Bohemian Guitars
Adam Lee and his brother founded Bohemian Guitars in 2012, inspired by South African street musicians they encountered who were transforming trash into beautiful works of art. The insight was simple but powerful: create high-quality, functional electric guitars from reclaimed and recycled materials—not as a gimmick, but as genuinely competitive instruments that undercut the market price by 33%. While competitors retailed guitars for $250+, Bohemian could offer the same quality at $250 with just a $55 production cost.

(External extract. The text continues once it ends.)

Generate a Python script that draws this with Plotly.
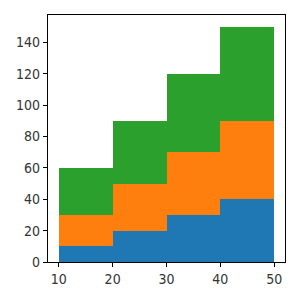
import plotly.graph_objects as go

bin_left = [10, 20, 30, 40]
bin_width = 10
blue = [10, 20, 30, 40]
orange = [20, 30, 40, 50]
green = [30, 40, 50, 60]
colors = ["#1f77b4", "#ff7f0e", "#2ca02c"]

centers = [b + bin_width / 2 for b in bin_left]
fig = go.Figure()
for vals, c in zip([blue, orange, green], colors):
    fig.add_trace(go.Bar(x=centers, y=vals, width=[bin_width] * 4,
                         marker=dict(color=c, line=dict(width=0)), showlegend=False))

axis_common = dict(showline=True, linecolor="black", linewidth=1.2, mirror=True,
                   ticks="outside", ticklen=4, tickcolor="black", tickwidth=1,
                   showgrid=False, zeroline=False,
                   tickfont=dict(family="DejaVu Sans Condensed",
                                 size=14, color="#333"))
fig.update_layout(
    barmode="stack", bargap=0,
    width=300, height=300,
    margin=dict(l=48, r=15, t=15, b=38),
    plot_bgcolor="white", paper_bgcolor="white",
    xaxis=dict(range=[8, 52], tickvals=[10, 20, 30, 40, 50], **axis_common),
    yaxis=dict(range=[0, 157.5], tickvals=[0, 20, 40, 60, 80, 100, 120, 140], **axis_common),
)
fig.write_html("out.html")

They launched their first product on Kickstarter in January 2013 and gradually built their manufacturing operation across multiple partners in China plus a 10,000 sq ft facility in Atlanta where finished components were assembled like a puzzle. This hybrid approach allowed them to scale to 10,000 units per month capacity while maintaining quality control. The brothers split responsibilities well: Adam handled business and finance while his brother focused on product.
The Kickstarter launch was organic—they had no email list or Facebook followers at the time, but the Kickstarter community responded. Their real breakthrough came via crowdfunding, which became their primary customer acquisition and validation mechanism. By 2015, they had built an email list of 35,000 subscribers and leveraged it to launch an Indiegogo campaign for a ukulele. They used a sophisticated three-phase launch: a soft launch to hardcore repeat customers at 6pm Tuesday with special pricing, a friends & family party at Adam's house (with iPads pressuring attendees into purchases), and then a public launch the next day. This created FOMO and social proof—they hit $6k of their $37k goal before sending out the main marketing push.
Crowdfunding proved to be their superpower. The Indiegogo ukulele campaign generated over $325,000 from 2,200 units sold in just 30 days. They systematized the process: setting 30-35 day campaign lengths, carefully calibrating funding goals based on manufacturing deposit requirements (factoring in ~5% in Indiegogo and PayPal fees), and continuously adjusting incentives mid-campaign. When they hit their goal, they'd announce new stretch goals (e.g., "hit $75k and everyone gets a gig bag") to maintain momentum. They also built an ambassador/referral program where backers received unique URLs and kickbacks for driving sales—though Adam admits this wasn't "overly successful." The Indiegogo Ambassador community became a place where top performers shared tactics. One insight: removing sold-out or confusing reward options simplified decision-making and boosted conversions.
By 2015, just three years in, Bohemian Guitars had shipped 5,000+ units, generating over $1 million in revenue. They'd expanded to 100+ SKUs (all customizable), sold to customers in 50 countries, and attracted rock stars like Hozier as users. 95% of sales came through their website, not retail partnerships. They'd also diversified with a monthly string subscription service generating $5,000/month—a strategic move to acquire non-guitar buyers from competitors and turn them into loyal customers through exceptional service. At 30 years old, Adam was operating lean with an 8-person team and planning to test Tilt for future pre-order campaigns on their own site to avoid platform fees.